La devoción de la Hora
Santa tiene su origen en la oración que Jesús hizo en Gethsemaní la víspera de
su muerte, en la noche del Jueves al Viernes Santo.
Su institución se debe
a Nuestro Señor mismo, que la pidió a su fiel sierva, Santa Margarita María
Alacoque, religiosa de la Orden de la Visitación, (1647-1690) en estos
términos:
«Todas las noches del
jueves al viernes, yo te haré participar de la mortal tristeza que quise sentir
en el Huerto de los Olivos… «Y para acompañarme en esta humilde oración que
presenté entonces a mi Padre, te levantarás entre las once y doce de la noche y
te postrarás rostro en tierra, tanto para apaciguar la cólera divina, pidiendo
gracia para los pecadores, como para suavizar de algún modo la amargura que Yo
sentí del abandono de mis Apóstoles, que me obligó a reprocharles el no haber
podido velar una hora conmigo».
Se deduce de estas
palabras que la Hora Santa es una de las prácticas de piedad más agradables al
Corazón de Jesús.

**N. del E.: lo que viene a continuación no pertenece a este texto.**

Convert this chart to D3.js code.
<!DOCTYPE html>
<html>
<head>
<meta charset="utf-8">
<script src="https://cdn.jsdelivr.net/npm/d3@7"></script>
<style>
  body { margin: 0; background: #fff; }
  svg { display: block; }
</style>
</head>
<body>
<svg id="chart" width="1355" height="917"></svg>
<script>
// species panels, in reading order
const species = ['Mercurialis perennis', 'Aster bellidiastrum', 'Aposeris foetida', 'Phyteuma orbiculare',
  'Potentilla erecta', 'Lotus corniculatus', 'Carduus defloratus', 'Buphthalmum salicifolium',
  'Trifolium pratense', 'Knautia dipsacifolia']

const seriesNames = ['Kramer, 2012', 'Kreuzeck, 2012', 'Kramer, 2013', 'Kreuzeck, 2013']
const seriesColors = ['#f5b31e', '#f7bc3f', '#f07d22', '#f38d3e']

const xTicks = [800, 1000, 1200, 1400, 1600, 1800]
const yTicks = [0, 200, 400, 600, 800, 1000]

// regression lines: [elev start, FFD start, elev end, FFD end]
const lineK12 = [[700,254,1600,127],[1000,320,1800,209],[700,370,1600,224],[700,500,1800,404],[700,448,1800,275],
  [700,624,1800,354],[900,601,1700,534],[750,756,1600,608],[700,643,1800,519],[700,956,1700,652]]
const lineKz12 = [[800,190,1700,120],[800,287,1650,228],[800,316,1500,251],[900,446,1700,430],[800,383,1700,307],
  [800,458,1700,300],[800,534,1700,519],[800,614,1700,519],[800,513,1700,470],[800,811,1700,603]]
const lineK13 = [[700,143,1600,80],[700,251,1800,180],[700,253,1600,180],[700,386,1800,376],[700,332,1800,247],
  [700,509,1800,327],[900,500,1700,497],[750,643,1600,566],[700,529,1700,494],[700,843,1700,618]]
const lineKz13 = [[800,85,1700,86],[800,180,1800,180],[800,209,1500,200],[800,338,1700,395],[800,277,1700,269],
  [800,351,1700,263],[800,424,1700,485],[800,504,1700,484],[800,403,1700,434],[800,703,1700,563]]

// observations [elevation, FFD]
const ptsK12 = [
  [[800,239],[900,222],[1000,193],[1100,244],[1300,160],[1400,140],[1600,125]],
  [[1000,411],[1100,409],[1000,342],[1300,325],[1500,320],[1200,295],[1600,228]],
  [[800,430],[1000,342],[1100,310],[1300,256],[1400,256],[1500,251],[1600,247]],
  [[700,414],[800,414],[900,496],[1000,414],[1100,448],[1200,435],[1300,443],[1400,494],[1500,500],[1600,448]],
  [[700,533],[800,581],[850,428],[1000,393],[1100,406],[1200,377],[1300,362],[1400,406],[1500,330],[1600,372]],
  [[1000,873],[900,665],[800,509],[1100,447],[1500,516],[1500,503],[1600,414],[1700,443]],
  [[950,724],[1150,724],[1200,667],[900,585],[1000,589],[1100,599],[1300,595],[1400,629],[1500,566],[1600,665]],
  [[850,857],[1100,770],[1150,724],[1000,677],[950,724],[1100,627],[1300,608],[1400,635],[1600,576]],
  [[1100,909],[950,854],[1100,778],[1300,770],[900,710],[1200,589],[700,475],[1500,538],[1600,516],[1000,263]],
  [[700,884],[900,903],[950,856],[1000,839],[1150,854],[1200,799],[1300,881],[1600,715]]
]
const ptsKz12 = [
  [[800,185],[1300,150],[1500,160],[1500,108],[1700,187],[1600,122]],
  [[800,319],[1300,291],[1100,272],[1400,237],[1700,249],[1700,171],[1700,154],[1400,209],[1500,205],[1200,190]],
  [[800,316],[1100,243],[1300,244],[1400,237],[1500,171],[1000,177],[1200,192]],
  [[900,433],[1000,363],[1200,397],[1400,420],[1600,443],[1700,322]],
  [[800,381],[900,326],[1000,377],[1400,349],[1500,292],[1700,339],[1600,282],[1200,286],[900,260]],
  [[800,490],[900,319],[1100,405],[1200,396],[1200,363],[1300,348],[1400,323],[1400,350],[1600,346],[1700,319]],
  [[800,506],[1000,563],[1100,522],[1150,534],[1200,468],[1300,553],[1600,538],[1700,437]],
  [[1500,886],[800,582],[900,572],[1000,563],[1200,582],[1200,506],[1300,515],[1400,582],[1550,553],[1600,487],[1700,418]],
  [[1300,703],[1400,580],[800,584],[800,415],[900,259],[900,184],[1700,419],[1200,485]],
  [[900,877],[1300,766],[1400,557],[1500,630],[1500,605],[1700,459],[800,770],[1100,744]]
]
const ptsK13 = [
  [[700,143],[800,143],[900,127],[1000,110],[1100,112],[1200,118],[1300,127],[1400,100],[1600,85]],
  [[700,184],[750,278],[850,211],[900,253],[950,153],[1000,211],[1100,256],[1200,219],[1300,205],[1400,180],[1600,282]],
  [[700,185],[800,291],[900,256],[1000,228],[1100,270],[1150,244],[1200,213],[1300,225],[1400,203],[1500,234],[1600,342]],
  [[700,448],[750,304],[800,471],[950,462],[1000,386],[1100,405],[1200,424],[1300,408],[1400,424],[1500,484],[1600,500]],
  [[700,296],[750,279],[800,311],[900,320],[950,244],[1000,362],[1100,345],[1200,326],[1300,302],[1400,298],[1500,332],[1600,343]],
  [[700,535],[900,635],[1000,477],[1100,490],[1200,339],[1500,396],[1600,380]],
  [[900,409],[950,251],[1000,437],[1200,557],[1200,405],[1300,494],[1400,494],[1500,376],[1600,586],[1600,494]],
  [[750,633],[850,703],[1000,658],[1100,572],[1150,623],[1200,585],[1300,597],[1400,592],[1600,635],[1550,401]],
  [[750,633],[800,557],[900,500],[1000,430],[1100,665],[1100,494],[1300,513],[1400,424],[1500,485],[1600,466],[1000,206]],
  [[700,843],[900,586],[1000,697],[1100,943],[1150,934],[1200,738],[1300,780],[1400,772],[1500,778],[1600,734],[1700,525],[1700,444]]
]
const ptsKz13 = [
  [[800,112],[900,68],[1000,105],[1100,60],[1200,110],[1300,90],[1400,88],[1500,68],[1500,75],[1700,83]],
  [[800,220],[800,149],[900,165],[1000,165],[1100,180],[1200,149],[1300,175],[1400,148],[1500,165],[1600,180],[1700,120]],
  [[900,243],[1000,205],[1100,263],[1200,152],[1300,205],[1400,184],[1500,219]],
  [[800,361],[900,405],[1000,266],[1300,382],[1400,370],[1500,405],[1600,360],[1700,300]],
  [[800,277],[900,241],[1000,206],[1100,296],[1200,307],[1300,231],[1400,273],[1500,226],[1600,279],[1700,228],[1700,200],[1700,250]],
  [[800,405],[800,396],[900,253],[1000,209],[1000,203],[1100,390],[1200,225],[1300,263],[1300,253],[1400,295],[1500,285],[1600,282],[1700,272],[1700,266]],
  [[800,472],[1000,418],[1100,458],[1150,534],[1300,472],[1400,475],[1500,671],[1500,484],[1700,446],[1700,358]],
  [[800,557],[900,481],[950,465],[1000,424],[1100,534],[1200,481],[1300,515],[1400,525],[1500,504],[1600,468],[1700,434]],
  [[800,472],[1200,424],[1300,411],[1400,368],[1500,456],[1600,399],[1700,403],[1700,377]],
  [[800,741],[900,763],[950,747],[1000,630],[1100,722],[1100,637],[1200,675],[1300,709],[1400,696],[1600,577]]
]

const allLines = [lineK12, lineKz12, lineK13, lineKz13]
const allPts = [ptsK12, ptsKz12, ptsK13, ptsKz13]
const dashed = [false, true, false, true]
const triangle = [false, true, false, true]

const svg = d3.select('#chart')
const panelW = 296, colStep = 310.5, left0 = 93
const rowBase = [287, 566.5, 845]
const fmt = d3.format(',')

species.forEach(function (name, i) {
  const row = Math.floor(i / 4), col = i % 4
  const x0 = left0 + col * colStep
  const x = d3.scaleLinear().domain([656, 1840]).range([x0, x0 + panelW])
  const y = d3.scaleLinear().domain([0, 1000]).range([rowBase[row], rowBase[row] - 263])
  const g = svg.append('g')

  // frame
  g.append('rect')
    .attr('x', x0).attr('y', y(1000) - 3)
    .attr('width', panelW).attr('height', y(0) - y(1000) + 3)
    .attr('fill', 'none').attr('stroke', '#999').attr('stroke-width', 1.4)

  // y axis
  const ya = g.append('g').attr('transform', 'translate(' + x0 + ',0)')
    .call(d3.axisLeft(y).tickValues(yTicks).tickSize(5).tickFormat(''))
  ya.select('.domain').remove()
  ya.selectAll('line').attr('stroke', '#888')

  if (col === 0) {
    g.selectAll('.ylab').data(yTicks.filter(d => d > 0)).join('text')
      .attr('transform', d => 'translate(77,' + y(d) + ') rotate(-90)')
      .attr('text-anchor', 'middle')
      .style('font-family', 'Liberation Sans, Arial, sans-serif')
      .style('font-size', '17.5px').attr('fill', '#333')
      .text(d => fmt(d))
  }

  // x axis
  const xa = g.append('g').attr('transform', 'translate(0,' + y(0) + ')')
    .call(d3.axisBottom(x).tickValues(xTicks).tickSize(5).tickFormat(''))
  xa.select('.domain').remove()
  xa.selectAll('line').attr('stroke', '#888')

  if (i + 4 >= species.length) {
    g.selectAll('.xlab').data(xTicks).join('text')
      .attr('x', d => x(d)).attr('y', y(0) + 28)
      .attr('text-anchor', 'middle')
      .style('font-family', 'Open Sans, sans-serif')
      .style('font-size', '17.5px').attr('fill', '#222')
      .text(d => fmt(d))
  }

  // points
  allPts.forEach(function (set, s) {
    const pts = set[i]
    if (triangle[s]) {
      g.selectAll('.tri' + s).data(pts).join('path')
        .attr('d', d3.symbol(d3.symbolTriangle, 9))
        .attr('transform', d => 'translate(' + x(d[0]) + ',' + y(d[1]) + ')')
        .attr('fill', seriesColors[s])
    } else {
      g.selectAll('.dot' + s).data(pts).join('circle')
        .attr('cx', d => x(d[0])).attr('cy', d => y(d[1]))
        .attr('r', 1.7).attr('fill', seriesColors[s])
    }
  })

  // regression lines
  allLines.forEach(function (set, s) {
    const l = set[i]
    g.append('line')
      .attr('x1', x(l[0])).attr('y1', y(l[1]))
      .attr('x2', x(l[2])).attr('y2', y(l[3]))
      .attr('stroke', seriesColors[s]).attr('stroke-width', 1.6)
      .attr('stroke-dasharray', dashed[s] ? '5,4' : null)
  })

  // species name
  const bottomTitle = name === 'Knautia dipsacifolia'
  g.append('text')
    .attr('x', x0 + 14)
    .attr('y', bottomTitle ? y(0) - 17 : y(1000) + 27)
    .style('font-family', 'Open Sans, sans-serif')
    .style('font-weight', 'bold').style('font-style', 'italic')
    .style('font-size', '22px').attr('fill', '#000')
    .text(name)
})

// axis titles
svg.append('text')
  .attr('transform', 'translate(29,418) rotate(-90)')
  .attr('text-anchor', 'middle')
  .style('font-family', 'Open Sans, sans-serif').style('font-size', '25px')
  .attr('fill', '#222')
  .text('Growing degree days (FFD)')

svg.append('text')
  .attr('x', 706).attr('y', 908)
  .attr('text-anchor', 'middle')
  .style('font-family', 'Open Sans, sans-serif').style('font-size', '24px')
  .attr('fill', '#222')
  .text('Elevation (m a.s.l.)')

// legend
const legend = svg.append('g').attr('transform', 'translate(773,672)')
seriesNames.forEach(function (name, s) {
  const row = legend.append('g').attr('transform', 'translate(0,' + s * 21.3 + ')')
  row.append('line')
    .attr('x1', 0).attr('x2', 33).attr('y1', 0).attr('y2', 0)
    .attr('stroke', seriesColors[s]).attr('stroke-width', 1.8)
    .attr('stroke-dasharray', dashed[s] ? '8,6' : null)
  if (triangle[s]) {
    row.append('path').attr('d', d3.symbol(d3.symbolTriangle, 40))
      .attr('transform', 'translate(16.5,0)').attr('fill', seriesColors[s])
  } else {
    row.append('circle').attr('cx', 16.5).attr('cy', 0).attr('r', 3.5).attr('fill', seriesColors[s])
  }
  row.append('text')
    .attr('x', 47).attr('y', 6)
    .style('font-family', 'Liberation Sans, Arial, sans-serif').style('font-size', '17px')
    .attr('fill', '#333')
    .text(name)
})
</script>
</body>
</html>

Tiene por fin consolarle de las ingratitudes de los hombres,
reparar por los pecadores, obtener gracias particulares a los agonizantes, a
las personas afligidas; en fin, excitarnos a una viva contrición de nuestras
faltas.
La Hora Santa puede
hacerse, ya sea delante del Santísimo Sacramento, ya trasportándose en espíritu
al pie del Tabernáculo, pues no es solamente la agonía dolorosa de Gethsemaní,
la que es menester consolar, es también la agonía incesante del Dios de la
Eucaristía: Él que sufrió la primera, continúa tolerando la segunda.
Para pasar devotamente
la Hora Santa se desprende de las palabras de Nuestro Señor, que conviene
meditar su dolorosa agonía, sus profundas humillaciones, su amor pagado con
tanta ingratitud y deplorar nuestros pecados y todos los ultrajes hechos a la
Majestad divina en el curso de los siglos.